The predators vanished back into the forest. 207 looked around, and then nodded. It limped over to him and fell to the ground, breathing in ragged gasps of pained air. Paul looked at the satellite data still in his virtual vision. All of the octatons were on the way out. He turned off his data link and looked back to 207, confused.
The dog chuffed and whined. The communication tentacle extended limply from its back and fell into the dirt next to him. Paul put a hand on the knife mounted on his vest. It had a blade sharp and strong enough to pierce the weakened, repairing flesh of the hellhound's throat.

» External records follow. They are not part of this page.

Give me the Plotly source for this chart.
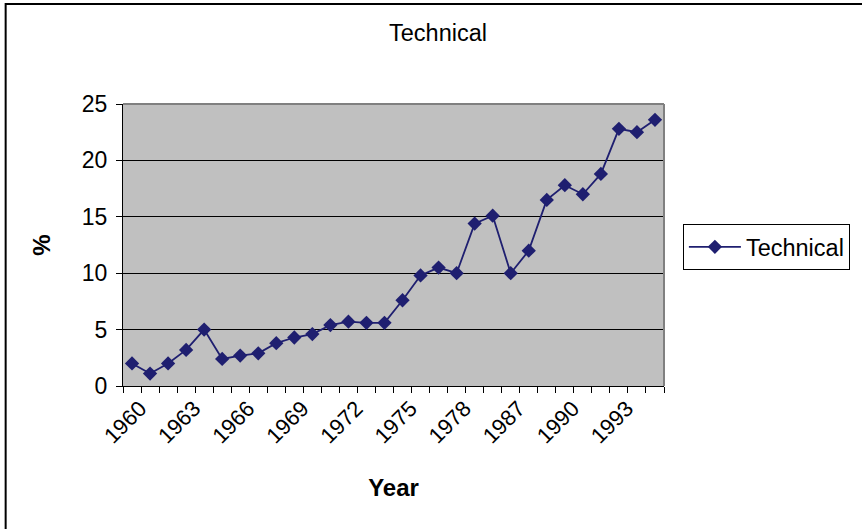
import plotly.graph_objects as go

years = ["1960", "1961", "1962", "1963", "1964", "1965", "1966", "1967", "1968", "1969",
         "1970", "1971", "1972", "1973", "1974", "1975", "1976", "1977", "1978", "1980",
         "1985", "1987", "1988", "1989", "1990", "1991", "1992", "1993", "1994", "1995"]
technical = [2.0, 1.1, 2.0, 3.2, 5.0, 2.4, 2.7, 2.9, 3.8, 4.3,
             4.6, 5.4, 5.7, 5.6, 5.6, 7.6, 9.8, 10.5, 10.0, 14.4,
             15.1, 10.0, 12.0, 16.5, 17.8, 17.0, 18.8, 22.8, 22.5, 23.6]
tick_labels = [y if i % 3 == 0 else "" for i, y in enumerate(years)]
y_ticks = [0, 5, 10, 15, 20, 25]

W, H = 862, 529
L, R, T, B = 123, 195, 104, 143
pw, ph = W - L - R, H - T - B

def px(x):
    return (x - L) / pw

def py(y):
    return (H - B - y) / ph

FONT = "Liberation Sans, Arial, sans-serif"
navy = "#1f1f70"

fig = go.Figure()
fig.add_trace(go.Scatter(
    x=years, y=technical, mode="lines+markers", name="Technical",
    line=dict(color=navy, width=1.8),
    marker=dict(symbol="diamond", size=11, color=navy),
))

fig.update_layout(
    width=W, height=H,
    margin=dict(l=L, r=R, t=T, b=B),
    paper_bgcolor="white",
    plot_bgcolor="#c0c0c0",
    font=dict(family=FONT, size=22, color="black"),
    title=dict(text="Technical", x=438 / W, xanchor="center", xref="container",
               y=1 - 33 / H, yanchor="middle", font=dict(size=23.5)),
    showlegend=True,
    legend=dict(x=px(686), y=py(224), xanchor="left", yanchor="top",
                bordercolor="black", borderwidth=1, bgcolor="white",
                font=dict(size=23.5), itemwidth=52),
    xaxis=dict(type="category", tickmode="array", tickvals=years, ticktext=tick_labels,
               tickangle=-45, tickson="boundaries", ticks="outside", ticklen=6,
               tickcolor="black", showline=True, linecolor="black", linewidth=1,
               showgrid=False, zeroline=False, range=[-0.5, len(years) - 0.5],
               tickfont=dict(size=22), ticklabelshift=8,
               title=dict(text="<b>Year</b>", font=dict(size=24), standoff=31)),
    yaxis=dict(range=[0, 25], tickmode="array", tickvals=y_ticks,
               ticks="outside", ticklen=6, tickcolor="black",
               showline=True, linecolor="black", linewidth=1,
               showgrid=True, gridcolor="black", gridwidth=1, zeroline=False,
               tickfont=dict(size=23), ticklabelstandoff=4,
               title=dict(text="<b>%</b>", font=dict(size=24), standoff=24)),
)

# plot area gray border (top/right)
fig.add_shape(type="line", xref="paper", yref="paper", x0=0, x1=1, y0=1, y1=1,
              line=dict(color="#808080", width=2), layer="above")
fig.add_shape(type="line", xref="paper", yref="paper", x0=1, x1=1, y0=0, y1=1,
              line=dict(color="#808080", width=2), layer="above")
# chart area border
fig.add_shape(type="rect", xref="paper", yref="paper",
              x0=px(5), x1=px(W + 20), y0=py(H + 20), y1=py(4),
              line=dict(color="black", width=2), fillcolor="rgba(0,0,0,0)", layer="above")

fig.write_html("out.html", config={"displayModeBar": False},
               post_script="document.body.style.margin='0';document.body.style.overflow='hidden';")
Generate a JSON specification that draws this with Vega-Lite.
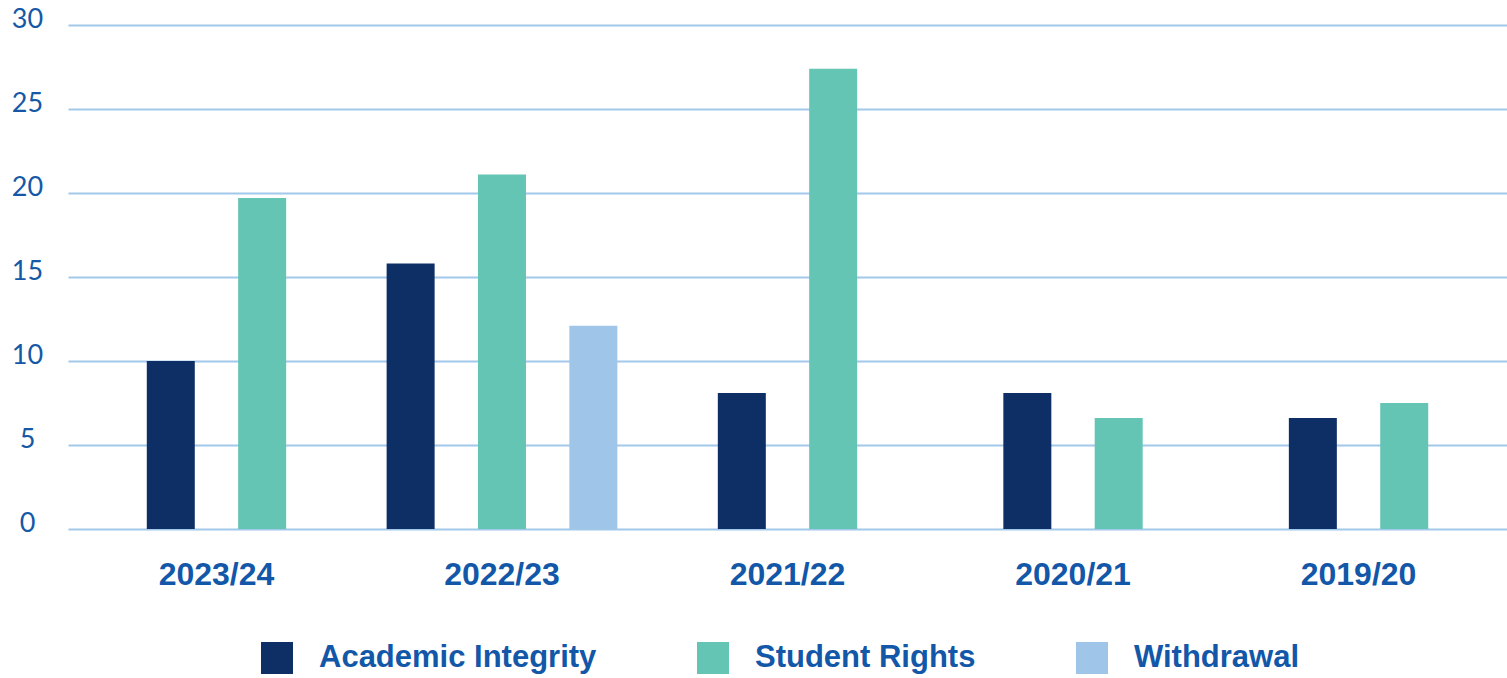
{
  "$schema": "https://vega.github.io/schema/vega-lite/v6.json",
  "width": 1439,
  "height": 504,
  "autosize": "none",
  "padding": {"left": 68, "top": 25, "right": 0, "bottom": 149},
  "background": "white",
  "data": {
    "values": [
      {"year": "2023/24", "category": "Academic Integrity", "value": 10.0},
      {"year": "2023/24", "category": "Student Rights", "value": 19.7},
      {"year": "2022/23", "category": "Academic Integrity", "value": 15.8},
      {"year": "2022/23", "category": "Student Rights", "value": 21.1},
      {"year": "2022/23", "category": "Withdrawal", "value": 12.1},
      {"year": "2021/22", "category": "Academic Integrity", "value": 8.1},
      {"year": "2021/22", "category": "Student Rights", "value": 27.4},
      {"year": "2020/21", "category": "Academic Integrity", "value": 8.1},
      {"year": "2020/21", "category": "Student Rights", "value": 6.6},
      {"year": "2019/20", "category": "Academic Integrity", "value": 6.6},
      {"year": "2019/20", "category": "Student Rights", "value": 7.5}
    ]
  },
  "transform": [
    {"window": [{"op": "row_number", "as": "rank"}], "groupby": ["year"], "sort": [{"field": "category"}]},
    {"joinaggregate": [{"op": "count", "as": "n"}], "groupby": ["year"]},
    {"calculate": "2 * datum.rank - datum.n - 1", "as": "slot"}
  ],
  "mark": {"type": "bar", "width": 48},
  "encoding": {
    "x": {
      "field": "year",
      "type": "nominal",
      "sort": null,
      "scale": {"paddingInner": 0.2, "paddingOuter": 0.12},
      "axis": {
        "title": null,
        "domain": false,
        "ticks": false,
        "tickSize": 0,
        "labelAngle": 0,
        "labelFont": "Liberation Sans",
        "labelFontWeight": "bold",
        "labelFontSize": 32,
        "labelColor": "#1257a8",
        "labelPadding": 30
      }
    },
    "xOffset": {
      "field": "slot",
      "type": "nominal",
      "scale": {"domain": [-2, -1, 0, 1, 2], "paddingInner": 0, "paddingOuter": 0}
    },
    "y": {
      "field": "value",
      "type": "quantitative",
      "scale": {"domain": [0, 30], "nice": false},
      "axis": {
        "title": null,
        "values": [0, 5, 10, 15, 20, 25, 30],
        "domain": false,
        "ticks": false,
        "tickSize": 0,
        "grid": true,
        "gridColor": "#a2c8ea",
        "gridWidth": 2,
        "labelFont": "Lato",
        "labelFontSize": 27,
        "labelColor": "#1458a6",
        "labelAlign": "center",
        "labelBaseline": "alphabetic",
        "labelOffset": 2,
        "labelPadding": 41
      }
    },
    "color": {
      "field": "category",
      "type": "nominal",
      "scale": {
        "domain": ["Academic Integrity", "Student Rights", "Withdrawal"],
        "range": ["#0e2f66", "#64c5b4", "#9fc5e8"]
      },
      "legend": {
        "title": null,
        "orient": "none",
        "direction": "horizontal",
        "legendX": 193,
        "legendY": 617,
        "padding": 0,
        "symbolType": "square",
        "symbolSize": 1024,
        "symbolStrokeWidth": 0,
        "symbolOpacity": 1,
        "labelFont": "Liberation Sans",
        "labelFontWeight": "bold",
        "labelFontSize": 31,
        "labelColor": "#1257a8",
        "labelOffset": 26,
        "columnPadding": 100,
        "labelLimit": 500
      }
    }
  },
  "config": {
    "view": {"stroke": null}
  }
}
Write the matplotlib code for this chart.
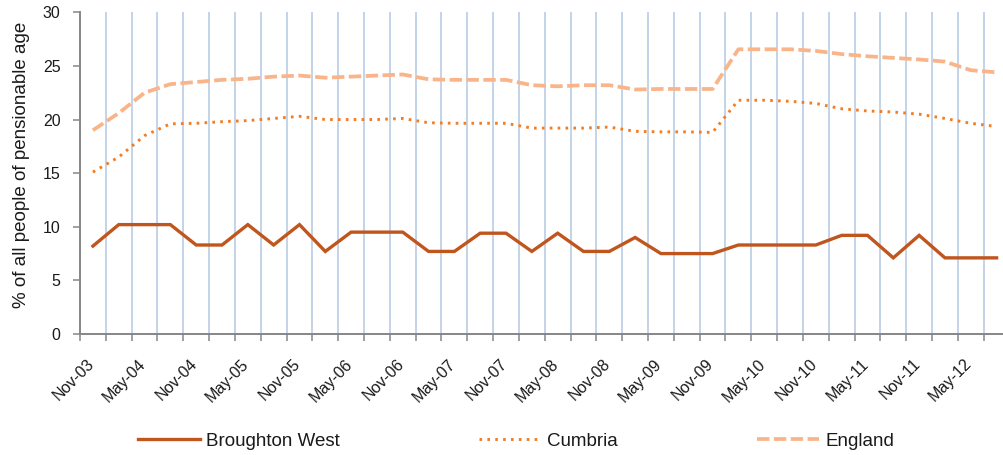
import numpy as np
import matplotlib
matplotlib.use('Agg')
import matplotlib.pyplot as plt
import matplotlib.transforms as mtransforms

# quarterly categories
quarters = ['Nov-03', 'Feb-04', 'May-04', 'Aug-04', 'Nov-04', 'Feb-05', 'May-05', 'Aug-05',
            'Nov-05', 'Feb-06', 'May-06', 'Aug-06', 'Nov-06', 'Feb-07', 'May-07', 'Aug-07',
            'Nov-07', 'Feb-08', 'May-08', 'Aug-08', 'Nov-08', 'Feb-09', 'May-09', 'Aug-09',
            'Nov-09', 'Feb-10', 'May-10', 'Aug-10', 'Nov-10', 'Feb-11', 'May-11', 'Aug-11',
            'Nov-11', 'Feb-12', 'May-12', 'Aug-12']

broughton_west = [8.2, 10.2, 10.2, 10.2, 8.3, 8.3, 10.2, 8.3, 10.2, 7.7, 9.5, 9.5,
                  9.5, 7.7, 7.7, 9.4, 9.4, 7.7, 9.4, 7.7, 7.7, 9.0, 7.5, 7.5,
                  7.5, 8.3, 8.3, 8.3, 8.3, 9.2, 9.2, 7.1, 9.2, 7.1, 7.1, 7.1]
cumbria = [15.1, 16.5, 18.5, 19.6, 19.65, 19.8, 19.9, 20.1, 20.3, 20.0, 20.0, 20.0,
           20.1, 19.7, 19.65, 19.65, 19.65, 19.2, 19.2, 19.2, 19.3, 18.9, 18.85, 18.85,
           18.8, 21.8, 21.8, 21.7, 21.5, 21.0, 20.8, 20.7, 20.5, 20.1, 19.65, 19.35]
england = [19.0, 20.6, 22.5, 23.3, 23.5, 23.7, 23.8, 24.0, 24.1, 23.9, 24.0, 24.1,
           24.2, 23.75, 23.7, 23.7, 23.7, 23.2, 23.1, 23.2, 23.2, 22.8, 22.85, 22.85,
           22.85, 26.55, 26.55, 26.55, 26.4, 26.1, 25.9, 25.75, 25.6, 25.4, 24.6, 24.4]

plt.rcParams['font.family'] = ['Liberation Sans', 'DejaVu Sans']
txt = '#1a1a1a'
axis_grey = '#868686'

W, H = 1004, 455
fig = plt.figure(figsize=(W / 100, H / 100), dpi=100)
# plot area runs a little past the right edge, as in the original
ax = fig.add_axes([80 / W, (H - 334) / H, 929.5 / W, 321.7 / H])

x = np.arange(len(quarters))
ax.plot(x, broughton_west, color='#C0561D', lw=2.4, solid_joinstyle='miter', zorder=4)
ax.plot(x, cumbria, color='#F47C22', lw=2.1, linestyle=(0, (0.9, 1.8)), zorder=3)
ax.plot(x, england, color='#F9B48A', lw=2.7, linestyle=(0, (3.3, 1.2)), zorder=3)

ax.set_xlim(-0.5, len(quarters) - 0.5)
ax.set_ylim(0, 30)
ax.set_yticks(range(0, 31, 5))

# boundaries carry the ticks and the vertical grid
bounds = np.arange(-0.5, len(quarters), 1.0)
ax.set_xticks(bounds)
ax.set_xticklabels([])
for b in bounds[1:-1]:
    ax.axvline(b, color='#B9CDE5', lw=1.2, zorder=1)

ax.set_xticks(x[::2], minor=True)
ax.set_xticklabels(quarters[::2], minor=True, rotation=45, ha='right',
                   fontsize=11.5, color=txt)
ax.tick_params(axis='x', which='minor', length=0, pad=16)
ax.tick_params(axis='x', which='major', length=5, width=1.1, color=axis_grey, direction='out')
ax.tick_params(axis='y', length=5, width=1.1, color=axis_grey, pad=9, labelsize=11.5,
               labelcolor=txt)
offset = mtransforms.ScaledTranslation(4 / 100, 0, fig.dpi_scale_trans)
for lab in ax.get_xticklabels(minor=True):
    lab.set_transform(lab.get_transform() + offset)

for s in ['top', 'right']:
    ax.spines[s].set_visible(False)
for s in ['left', 'bottom']:
    ax.spines[s].set_color(axis_grey)
    ax.spines[s].set_linewidth(1.4)

ax.set_ylabel('% of all people of pensionable age', fontsize=13.5, color=txt)
ax.yaxis.set_label_coords(-0.054, 0.527)

handles = ax.get_lines()[:3]
fig.legend(handles, ['Broughton West', 'Cumbria', 'England'], loc='center',
           bbox_to_anchor=(516 / W, (H - 441) / H), ncol=3, frameon=False,
           fontsize=13.5, handlelength=3.3, handletextpad=0.35, columnspacing=7.4,
           labelcolor=txt)

plt.savefig('out.png', dpi=100)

He could complete his mission with a single thrust, and he had a feeling that 207 would make no attempt to stop him.
His hand lingered, squeezed the hilt in reassurance, and then released it to pick up the end of the comm cable instead. With a wince, he plugged it in to his own temple. He felt another, brief flash of pain, but it was much, much weaker this time. "Why?" Why did you save me?
I AM UNSURE IF I EVER TRULY INTENDED TO KILL YOU. IT WAS MY OBJECTIVE, BUT . . . THEN THERE WAS THE WHISTLE -- THE WHISTLE AND PERHAPS SOME OF YOUR WORDS. THE WHISTLE IS THE MARK OF AN ALLY, A FRIEND, OF SOMEONE WHO HAS NOT BETRAYED ME, BUT, IN THIS CASE, ONE WHOM I HAVE BETRAYED. THEN THERE WAS WHAT YOU SAID A FEW HOURS AGO. IT DID NOT MATTER THAT YOU FELT BETRAYED BY HOW YOU HAD BEEN USED. IT DID NOT CANCEL OUT YOUR OBEDIENCE TO THE OATH YOU TOOK.
"But you never took the oath. You were made this way. You're a tool."
NO. I AM A D
OG, AND I TOOK AN OATH FAR OLDER AND MORE SACRED THAN ANY YOUR EMPIRE GIVES CREEDENCE TO. I WAS BORN WITH AN OBLIGATION TO MAN, AND I WILL NOT VIOLATE IT EVEN IF I HAVE GROWN WEARY OF MY LABORS. PART OF BEING A MAN IS BEING ABLE TO PUT DOWN YOUR OWN DOG WHEN THAT TERRIBLE DAY COMES AND SUCH A MERCY IS NECESSARY. YOU ARE MY MAN, AND YOU ARE WORTHY. I WILL NOT STOP YOU.
Paul looked over at the dog lying next to him and considered again the knife in his sheath.
"You are a useless bastard, Ramos. Pathetic!"
Paul shrugged at Major Reiser, standing next to him virtually. The major was in orbit, on the last IAF ship, about to head outbound to the wormhole gate. "I'm really sorry, Major. I almost had the damned thing, but it got away."
"Well, so did your last hope to restore your honor, Lieutenant. I said before that I'd leave you on that rock, and I meant it! You will stay there until you can present that animal's head to the Imperial magistrate in the capitol, and then you will get a ride home when we get around to sending one. You are disgraced, stranded in hell with it, Ramos, and salvation will be a long time coming. Good bye and good riddance." The major gave a nasty grin and then vanished.
Paul let himself smile, gave a sharp salute to the sky, and then picked up the cable lying in the dirt. He attached it to his temple with hardly any discomfort. 207 padded out from behind a building to where they both stood, on the outskirts of Settler's Vale. "I'm gonna get you one day, mutt. But after a nice long rest, I think."
IN ONE OF YOUR LESS TAWDRY DREAMS, PERHAPS. The hellhound looked back into town and then back at him. ANY CHANCE YOU'LL REGRET BEING RELEGATED TO THE "STICKS" IN DISGRACE?
Paul looked into town as well, his gaze lingering on the form of the girl who had smiled at him the night before. "A plump local girl and a couple of precocious farm hands," he said, remembering. He looked back at 207. "Hey, dog, do you like fishing?"